Tuesday, December 9, 2008

Mind-Mapping For Plot and Conflict

Authors can purchase brainstorming programs. I purchased one and never could use it, but the Mind-Mapping site provides information and how to use mind-mapping. In my opinion, a writer can use this techniques without purchasing a program. While a program might give ??, allowing you to get the most out of your brainstorming, I think you can apply it this way.

Use a large piece of poster paper and in the middle put your conflict, situation, character, or anything that will help strengthen your plot. Begin to brainstorm ideas by jotting down possible ways to deepen conflict, add tension, broaden characterization, or confuse a situation.

You’ll find no right or wrong ideas to add to your list. You can use symbols, simple sketches, words or thoughts. If your idea is silly don’t worry about it. Silly ideas can sometime trigger another more practical thought that will add a new plot element to your story. Branch out with sub-topics. Use arrows to connect ideas. Show relations to idea by placing some in boxes, some in circles, some in other shapes – like hearts or stars. The mind-mapping program linked below is for corporate brainstorming, but think how this can work for you.

For example, Jim has been offered a new job in a new city. If he accepts it, how will it affect your plot?

Job Location: So put Jim must move in the center of your paper. Now add thoughts about this:
Would Jim like to move?
Will he be in an area that adds new benefits or opportunities?

Job Requirements:
Will the job bring more money or prestige?
More Responsibility? Link of this: Can Jim handle it.
Responsibility means more job stress: He will be away more? His wife will be more stressed?

Home Life:
Obviously moving affects a whole family. So you begin to ask questions about how the new job will affect his family?
Will his wife be willing to move?
Will she be willing to give up her own job? Life change for her.
Link to this: Her wages will be lost. Will his raise equal the lose?
Will she fulfill the corporate expectations to be a party-giver?
Will she be willing to lose the time she has with Jim because of his added responsibilities?

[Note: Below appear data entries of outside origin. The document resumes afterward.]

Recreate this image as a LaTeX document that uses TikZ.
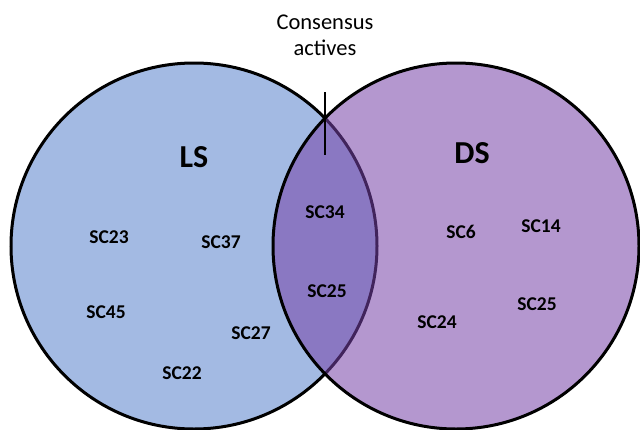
\documentclass[tikz,border=0pt]{standalone}
\usepackage{fontspec}
\setmainfont{Carlito}
\usetikzlibrary{positioning}
\definecolor{lsblue}{HTML}{A3BAE3}
\definecolor{dspurple}{HTML}{7742A8}

\begin{document}
\begin{tikzpicture}[x=1pt,y=-1pt,
		set/.style={circle,draw=black,line width=3pt,minimum size=366pt,inner sep=0pt},
		cpd/.style={font=\bfseries\fontsize{19.5}{22}\selectfont,inner sep=0pt},
		setname/.style={font=\bfseries\fontsize{32}{36}\selectfont,inner sep=0pt}]
		\useasboundingbox (0,0) rectangle (640,429);
		\node[set,fill=lsblue] (ls) at (194,246) {};
		\node[set,fill=dspurple,fill opacity=0.55] (ds) at (456,246) {};
		\node[setname] (ls_name) at (194,157) {LS};
		\node[setname] (ds_name) at (472,153) {DS};
		% left only
		\node[cpd] (sc_23) at (109,237) {SC23};
		\node[cpd] (sc_37) at (221,242) {SC37};
		\node[cpd] (sc_45) at (106,312) {SC45};
		\node[cpd] (sc_27) at (251,333) {SC27};
		\node[cpd] (sc_22) at (182,373) {SC22};
		% both
		\node[cpd] (sc_34) at (325,212) {SC34};
		\node[cpd] (sc_25) at (327,291) {SC25};
		% right only
		\node[cpd] (sc_6) at (461,232) {SC6};
		\node[cpd] (sc_14) at (541,226) {SC14};
		\node[cpd] (sc_25b) at (537,304) {SC25};
		\node[cpd] (sc_24) at (437,322) {SC24};
		\coordinate (tick_top) at (325,92);
		\coordinate (tick_bot) at (325,155);
		\draw[line width=2.5pt] (tick_top) -- (tick_bot);
		\node[font=\fontsize{22.5}{26}\selectfont,align=center,inner sep=0pt,anchor=north] (consensus) at (325,15) {Consensus\\actives};
\end{tikzpicture}
\end{document}
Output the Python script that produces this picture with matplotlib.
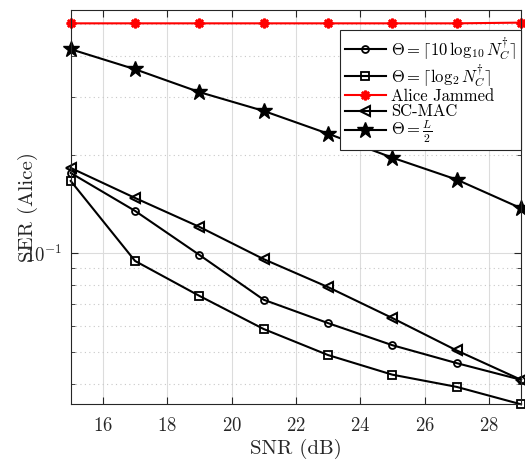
import matplotlib
matplotlib.use("Agg")
import matplotlib.pyplot as plt
from matplotlib.ticker import LogLocator, NullFormatter, FixedLocator

plt.rcParams['font.family'] = 'cmr10'
plt.rcParams['mathtext.fontset'] = 'cm'
plt.rcParams['axes.formatter.use_mathtext'] = True
plt.rcParams['axes.unicode_minus'] = False

snr = [15, 17, 19, 21, 23, 25, 27, 29]
ser_10log = [0.1757, 0.1346, 0.0988, 0.0721, 0.0612, 0.0524, 0.0462, 0.0411]
ser_log2 = [0.1661, 0.0947, 0.0741, 0.0587, 0.0489, 0.0426, 0.0391, 0.0346]
ser_jammed = [0.5025, 0.5025, 0.5025, 0.5025, 0.5025, 0.5025, 0.5025, 0.505]
ser_scmac = [0.182, 0.1474, 0.1203, 0.0959, 0.0788, 0.0634, 0.0505, 0.0411]
ser_half = [0.419, 0.364, 0.310, 0.2716, 0.2315, 0.1956, 0.1677, 0.1371]

labels = [r'$\Theta = \lceil 10\,\log_{10} N_C^{\dagger}\rceil$',
          r'$\Theta = \lceil \log_2 N_C^{\dagger}\rceil$',
          'Alice Jammed',
          'SC-MAC',
          r'$\Theta = \frac{L}{2}$']

fig = plt.figure(figsize=(5.25, 4.62), dpi=100)
ax = fig.add_axes([0.1347, 0.1249, 0.9924 - 0.1347, 0.979 - 0.1249])

axc = '#262626'
lw = 1.5
ax.plot(snr, ser_10log, '-o', color='k', lw=lw, ms=5, mfc='none', mew=1.3, clip_on=False, label=labels[0])
ax.plot(snr, ser_log2, '-s', color='k', lw=lw, ms=6, mfc='none', mew=1.3, clip_on=False, label=labels[1])
ax.plot(snr, ser_jammed, '-', color='red', marker=(8, 2, 0), lw=lw, ms=7, mew=1.8, clip_on=False, label=labels[2])
ax.plot(snr, ser_scmac, '-<', color='k', lw=lw, ms=7, mfc='none', mew=1.5, clip_on=False, label=labels[3])
ax.plot(snr, ser_half, '-*', color='k', lw=lw, ms=12, mfc='k', mew=1.0, clip_on=False, label=labels[4])

ax.set_yscale('log')
ax.set_xlim(15, 29)
ax.set_ylim(0.0346, 0.553)
ax.set_xticks([16, 18, 20, 22, 24, 26, 28])
ax.yaxis.set_major_locator(FixedLocator([0.1]))
ax.yaxis.set_minor_locator(LogLocator(base=10, subs=range(2, 10), numticks=20))
ax.yaxis.set_minor_formatter(NullFormatter())

ax.grid(True, which='major', axis='both', color='#dcdcdc', lw=0.8, ls='-')
ax.grid(True, which='minor', axis='y', color='#c8c8c8', lw=0.8, ls=(0, (1, 3)))
ax.set_axisbelow(True)

ax.tick_params(which='both', direction='in', top=True, right=True, colors=axc, labelsize=13.5)
ax.tick_params(which='major', length=5)
ax.tick_params(which='minor', length=3)
ax.tick_params(axis='x', which='major', pad=9)
ax.tick_params(axis='y', which='major', pad=6)
for s in ax.spines.values():
    s.set_color(axc)
    s.set_linewidth(0.8)

ax.set_xlabel('SNR (dB)', fontsize=15, color=axc, labelpad=3)
ax.set_ylabel('SER (Alice)', fontsize=15, color=axc, labelpad=-9)

leg = ax.legend(loc='upper right', bbox_to_anchor=(1.0, 0.9486), borderaxespad=0,
                fontsize=12, handlelength=2.5, fancybox=False, framealpha=1,
                edgecolor=axc, labelspacing=0.0, borderpad=0.3, handletextpad=0.3)
leg.get_frame().set_linewidth(0.8)

fig.savefig('out.png', dpi=100)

As you see an idea sprout up that will add to the tension or conflict in your story, put it in a star. If you see something that will show another side of your character, put it in a box. Use these symbols in anyway they will work to help you make the most out of brainstorming.

Here’s the link to this mind-mapping program:

1 comment:

Avily Jerome said...

Thanks Gail- very useful ideas!

I haven't really gotten the hang of the mind mapping thing, but I know my writing would benefit from a little more structure like that!